When I was 36 weeks pregnant, my doctor told me she didn’t want me to commute into the city for work for the rest of my pregnancy. It wasn’t the biggest shocker, as it was something she had alluded to twice prior, but I never expected her to actually enforce it. My husband and I now share a car (the Kat Mobile has gone to the great parking lot in the sky), and thus I relied on the commuter rail and Green Line to get to and from work everyday. On a good day, the commute was 65 minutes one way. On most days, the commute was 95 minutes one way. (Thus what happens when you work on Boston’s B Line.)
I was getting to work at 9am and hopefully getting home by 8:15pm. This was far better than my normal, which was work my job at the university from 9am – 5:30pm, then run to my other job at the newspaper and work until 11pm. My voluntary concession to the third trimester would be that I’d give my newspaper shifts up. That alone was enough to drive me up a tree. (Who knew I would miss taking coaches’ phone calls so much?)

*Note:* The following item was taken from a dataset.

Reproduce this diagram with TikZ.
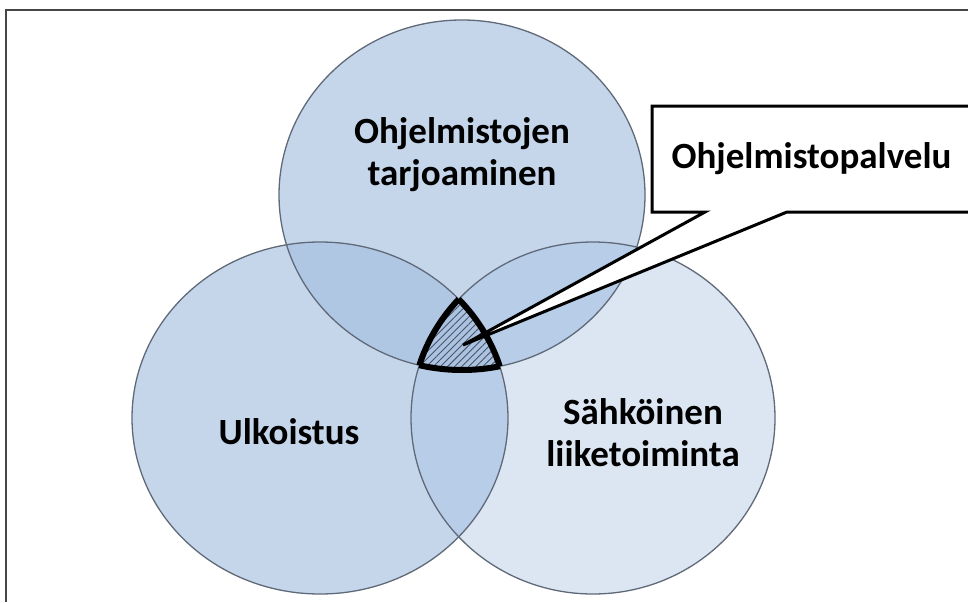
\documentclass[tikz,border=0pt]{standalone}
\usepackage{fontspec}
\setmainfont{Carlito}
\usetikzlibrary{patterns.meta}
\definecolor{venn}{RGB}{165,191,225}
\definecolor{vennedge}{RGB}{95,105,120}
\definecolor{framegray}{RGB}{70,70,70}
\tikzset{
  setfill/.style={fill=venn, fill opacity=#1},
  setedge/.style={draw=vennedge, line width=1.3pt},
  setlabel/.style={font=\fontsize{37}{42}\bfseries\selectfont, align=center, text=black},
  calloutline/.style={draw=black, line width=3pt, line join=miter},
}
\newcommand{\topset}{(462,195) ellipse [x radius=183, y radius=175]}
\newcommand{\leftset}{(320,418) ellipse [x radius=188, y radius=176]}
\newcommand{\rightset}{(593,418) ellipse [x radius=182, y radius=176]}
\begin{document}
\begin{tikzpicture}[x=1pt,y=-1pt]
\useasboundingbox (0,0) rectangle (968,602);
\fill[white] (0,0) rectangle (968,602);
% outer frame, open to the right and bottom
\draw[framegray, line width=2pt] (6,602) -- (6,10) -- (968,10);

% the three sets
\fill[setfill=0.64] \topset;
\fill[setfill=0.64] \leftset;
\fill[setfill=0.38] \rightset;
\draw[setedge] \topset;
\draw[setedge] \leftset;
\draw[setedge] \rightset;

% common part of all three sets, hatched
\begin{scope}
  \clip \topset; \clip \leftset;
  \fill[pattern={Lines[angle=45, distance=5pt, line width=0.9pt]}, pattern color=vennedge!80!black] \rightset;
\end{scope}
\begin{scope}
  \clip \leftset; \clip \rightset;
  \draw[black, line width=6pt] \topset;
\end{scope}
\begin{scope}
  \clip \topset; \clip \rightset;
  \draw[black, line width=6pt] \leftset;
\end{scope}
\begin{scope}
  \clip \topset; \clip \leftset;
  \draw[black, line width=6pt] \rightset;
\end{scope}

% labels
\node[setlabel] (tarjoaminen) at (462,155) {Ohjelmistojen\\tarjoaminen};
\node[setlabel] (ulkoistus) at (289,432) {Ulkoistus};
\node[setlabel] (sahko) at (643,433) {Sähköinen\\liiketoiminta};

% callout
\coordinate (tip) at (463,345);
\coordinate (baseL) at (705,212);
\coordinate (baseR) at (787,212);
\draw[calloutline, fill=white] (985,212) -- (baseR) -- (tip) -- (baseL) -- (652,212) -- (652,106) -- (985,106);
\node[setlabel, anchor=west] (palvelu) at (668,159) {Ohjelmistopalvelu};
\end{tikzpicture}
\end{document}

Sure, even my amended schedule was tiring me out, but I imagined I just would keep doing this until I had my son. What choice did I have? Isn’t this what everyone does? I would work until five days prior to my due date just like I thought everyone else did.
Instead, I was given a few days notice and told that the day I turned 37 weeks, I was to trade in my commute for working remotely. I obliged, thinking it would last just a few days. I planned to walk into my next doctor’s appointment and say, “See? Nothing happened. This kid isn’t coming for another week or two. Let me go back to my work.”
I went back, and she said the opposite. Well, then.
In the mere six days since I had stopped my commute, I felt aimless and sorry for myself nearly every second of that time. Even though I’ve had my ups and downs with my full-time career path over the last three years (my spirit for the field of student affairs has its ebbs and flows, but I think a lot of those in the field are going through the same lately,) it guts me to not physically be in the student union I’ve called my work home for most of my entire working life. I even miss my little, tiny closet office – something one of my Deans said I can’t complain about until I’ve been in it 10 years, because that’s how long he was stuck in it. (Guess what – June 16 marks ten years of it being my office. I’ll register an honorary complaint on that day, even though I’ve learned to enjoy it.)
This whole situation found me sitting at home on Commencement Sunday feeling immensely left out and horribly depressed. I moped around my apartment, lacking the desire to do anything. I had missed Saturday’s pre-Commencement reception at my boss’ house. I had missed hearing the organ play and shake my entire office floor in the process. I had missed the one day a year I get to dress up in faux doctoral gear to work Commencement field crowd control. I couldn’t live tweet from the office’s Twitter account. You don’t really realize how much those things mean until you are sitting on the sidelines under orders not to be there.
I was miserable. I didn’t even want to write, and I had mounds of it to finish.
But then, at one point, it all clicked. My almost-one year old kitten Marv has a don’t-quit personality that mimics that of his namesake, legendary Buffalo Bills head coach Marv Levy. But instead of his typical spunk, he had followed me around that day with a long face that perfectly represented my mood.
I don’t know what it was, but I looked down at him and realized I couldn’t do this for the next 14 days or however long I have until my son makes his appearance. I only have so many days to be fully present in what I want and need to do until what I want and need to do completely changes. Wasting all of that time in wallow is a horrible, no good use of that time. I was letting down so many by doing so, most importantly myself.
Feeling sorry for yourself is a simple trap to get caught in, pregnant or not. It’s something I’ve let myself do too much over the years. You have to find a way out of it that works for you. Sometimes it just takes looking at your spunky kitten. Sometimes it takes a whole lot more. Whatever you need to do, do it.